===== RAW DATA =====

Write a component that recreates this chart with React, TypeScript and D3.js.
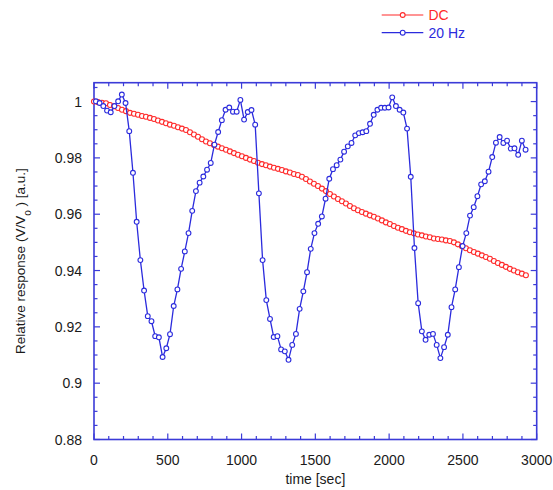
import React from "react";
import * as d3 from "d3";

// DC series, sampled every ~27 s starting at t = 0
const dcStart = 0;
const dcStep = 27.1;
const dcValues = [
  1.0, 0.9998, 0.9996, 0.9994, 0.9988, 0.9983, 0.9977, 0.9971, 0.9966, 0.996,
  0.9957, 0.9953, 0.9949, 0.9946, 0.9942, 0.9938, 0.9933, 0.9928, 0.9923, 0.9918,
  0.9914, 0.9909, 0.9904, 0.9899, 0.9891, 0.9883, 0.9875, 0.9866, 0.9858, 0.9852,
  0.9846, 0.984, 0.9834, 0.9829, 0.9823, 0.9817, 0.9811, 0.9806, 0.98, 0.9794,
  0.9789, 0.9783, 0.9778, 0.9774, 0.9769, 0.9765, 0.9761, 0.9757, 0.9752, 0.9748,
  0.9743, 0.9739, 0.9733, 0.9725, 0.9716, 0.9708, 0.97, 0.9691, 0.9682, 0.9672,
  0.9663, 0.9654, 0.9646, 0.9638, 0.9629, 0.9621, 0.9614, 0.9608, 0.9602, 0.9596,
  0.9591, 0.9585, 0.9578, 0.9571, 0.9565, 0.9558, 0.9552, 0.9547, 0.9541, 0.9536,
  0.9532, 0.9528, 0.9525, 0.9521, 0.9518, 0.9514, 0.9512, 0.951, 0.9507, 0.9505,
  0.95, 0.9493, 0.9486, 0.9479, 0.9472, 0.9466, 0.946, 0.9454, 0.9448, 0.9442,
  0.9434, 0.9427, 0.942, 0.9413, 0.9406, 0.94, 0.9394, 0.9389, 0.9383,
];

// 20 Hz series, sampled every ~25 s
const hzStart = 13;
const hzStep = 25.1;
const hzValues = [
  1.0001, 0.9995, 0.9984, 0.9968, 0.9962, 0.9984, 1.0001, 1.0025, 0.9995, 0.9895,
  0.9747, 0.9573, 0.9437, 0.9329, 0.9238, 0.922, 0.9167, 0.9163, 0.9093, 0.9124,
  0.9174, 0.9274, 0.9333, 0.9406, 0.9468, 0.9533, 0.9612, 0.9682, 0.9712, 0.9734,
  0.9758, 0.9782, 0.9847, 0.9892, 0.9934, 0.9971, 0.9979, 0.9964, 0.9964, 1.0006,
  0.9936, 0.9963, 0.997, 0.9918, 0.9674, 0.9437, 0.9295, 0.9228, 0.9164, 0.9167,
  0.912, 0.9113, 0.9083, 0.9136, 0.9175, 0.9264, 0.9326, 0.9394, 0.9477, 0.9533,
  0.9566, 0.9592, 0.9655, 0.9726, 0.976, 0.9774, 0.9794, 0.9822, 0.9841, 0.9853,
  0.988, 0.9888, 0.9891, 0.9895, 0.9921, 0.9953, 0.9971, 0.9978, 0.9978, 0.9979,
  1.0015, 0.9984, 0.9971, 0.9961, 0.9904, 0.9733, 0.948, 0.9284, 0.9184, 0.9154,
  0.9172, 0.9175, 0.9136, 0.9089, 0.9128, 0.9172, 0.927, 0.9333, 0.9412, 0.9487,
  0.9533, 0.9595, 0.9625, 0.9664, 0.9706, 0.9717, 0.9751, 0.9803, 0.9854, 0.9874,
  0.9853, 0.9861, 0.9833, 0.9834, 0.9811, 0.9861, 0.9829,
];

const xTickLabels = ["0", "500", "1000", "1500", "2000", "2500", "3000"];
const yTickLabels = ["0.88", "0.9", "0.92", "0.94", "0.96", "0.98", "1"];

const seriesNames = ["DC", "20 Hz"];
const seriesColors = ["#ff2a2a", "#2b2bdd"];

const W = 553;
const H = 490;
const FONT = "Arial, 'Liberation Sans', sans-serif";
const AXIS = "#3b3bd8";

export default function App() {
  const x = d3.scaleLinear().domain([0, 3000]).range([94, 536.7]);
  const y = d3.scaleLinear().domain([0.88, 1.0067]).range([439.5, 82.7]);

  const dc = dcValues.map((v, i) => [dcStart + i * dcStep, v] as [number, number]);
  const hz = hzValues.map((v, i) => [hzStart + i * hzStep, v] as [number, number]);

  const line = d3
    .line<[number, number]>()
    .x((d) => x(d[0]))
    .y((d) => y(d[1]));

  const [x0, x1] = x.range();
  const [y0, y1] = y.range();

  const xMajor = xTickLabels.map((t) => +t);
  const xMinor = d3.range(0, 3001, 100).filter((t) => t % 500 !== 0);
  const yMajor = yTickLabels.map((t) => +t);
  const yMinor = d3.range(0, 26).map((i) => 0.88 + i * 0.005).filter((_, i) => i % 4 !== 0);

  const MAJ = 6;
  const MIN = 3.5;

  return (
    <svg
      width={W}
      height={H}
      style={{ position: "absolute", left: 0, top: 0, background: "#fff" }}
      fontFamily={FONT}
    >
      {/* ticks, all four sides, pointing in */}
      <g stroke={AXIS} strokeWidth={1.2}>
        {xMajor.map((t) => (
          <g key={"xM" + t}>
            <line x1={x(t)} x2={x(t)} y1={y0} y2={y0 - MAJ} />
            <line x1={x(t)} x2={x(t)} y1={y1} y2={y1 + MAJ} />
          </g>
        ))}
        {xMinor.map((t) => (
          <g key={"xm" + t}>
            <line x1={x(t)} x2={x(t)} y1={y0} y2={y0 - MIN} />
            <line x1={x(t)} x2={x(t)} y1={y1} y2={y1 + MIN} />
          </g>
        ))}
        {yMajor.map((t) => (
          <g key={"yM" + t}>
            <line x1={x0} x2={x0 + MAJ} y1={y(t)} y2={y(t)} />
            <line x1={x1} x2={x1 - MAJ} y1={y(t)} y2={y(t)} />
          </g>
        ))}
        {yMinor.map((t, i) => (
          <g key={"ym" + i}>
            <line x1={x0} x2={x0 + MIN} y1={y(t)} y2={y(t)} />
            <line x1={x1} x2={x1 - MIN} y1={y(t)} y2={y(t)} />
          </g>
        ))}
      </g>

      <rect
        x={x0}
        y={y1}
        width={x1 - x0}
        height={y0 - y1}
        fill="none"
        stroke={AXIS}
        strokeWidth={1.6}
      />

      {/* tick labels */}
      <g fontSize={14} fill="#1a1a1a">
        {xTickLabels.map((t) => (
          <text key={"xl" + t} x={x(+t)} y={465} textAnchor="middle">
            {t}
          </text>
        ))}
        {yTickLabels.map((t) => (
          <text key={"yl" + t} x={82} y={y(+t) + 5} textAnchor="end">
            {t}
          </text>
        ))}
      </g>

      <text x={(x0 + x1) / 2} y={484} textAnchor="middle" fontSize={14} fill="#1a1a1a">
        time [sec]
      </text>
      <text
        transform={`translate(25, ${(y0 + y1) / 2}) rotate(-90)`}
        textAnchor="middle"
        fontSize={13.5}
        fill="#1a1a1a"
      >
        Relative response (V/V
        <tspan baselineShift="sub" fontSize={10}>o</tspan>
        <tspan> ) [a.u.]</tspan>
      </text>

      {/* DC */}
      <path d={line(dc) ?? ""} fill="none" stroke={seriesColors[0]} strokeWidth={1} />
      {dc.map((d, i) => (
        <circle
          key={"dc" + i}
          cx={x(d[0])}
          cy={y(d[1])}
          r={2.5}
          fill="#fff"
          stroke={seriesColors[0]}
          strokeWidth={1.1}
        />
      ))}

      {/* 20 Hz */}
      <path d={line(hz) ?? ""} fill="none" stroke={seriesColors[1]} strokeWidth={1.3} />
      {hz.map((d, i) => (
        <circle
          key={"hz" + i}
          cx={x(d[0])}
          cy={y(d[1])}
          r={2.4}
          fill="#fff"
          stroke={seriesColors[1]}
          strokeWidth={1.1}
        />
      ))}

      {/* legend */}
      {seriesNames.map((name, i) => {
        const ly = 15 + i * 17.7;
        return (
          <g key={"lg" + name}>
            <line x1={381.7} x2={423.3} y1={ly} y2={ly} stroke={seriesColors[i]} strokeWidth={1.2} />
            <circle cx={402.7} cy={ly} r={2.4} fill="#fff" stroke={seriesColors[i]} strokeWidth={1.1} />
            <text x={428.5} y={ly + 5} fontSize={14} fill={seriesColors[i]}>
              {name}
            </text>
          </g>
        );
      })}
    </svg>
  );
}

=====

EXERCISE —
From the first line of the listing above, repeat every line through the one holding "import * as". Both ends count, and pictures stay out.

IN RESPONSE —
Write a component that recreates this chart with React, TypeScript and D3.js.
import React from "react";
import * as d3 from "d3";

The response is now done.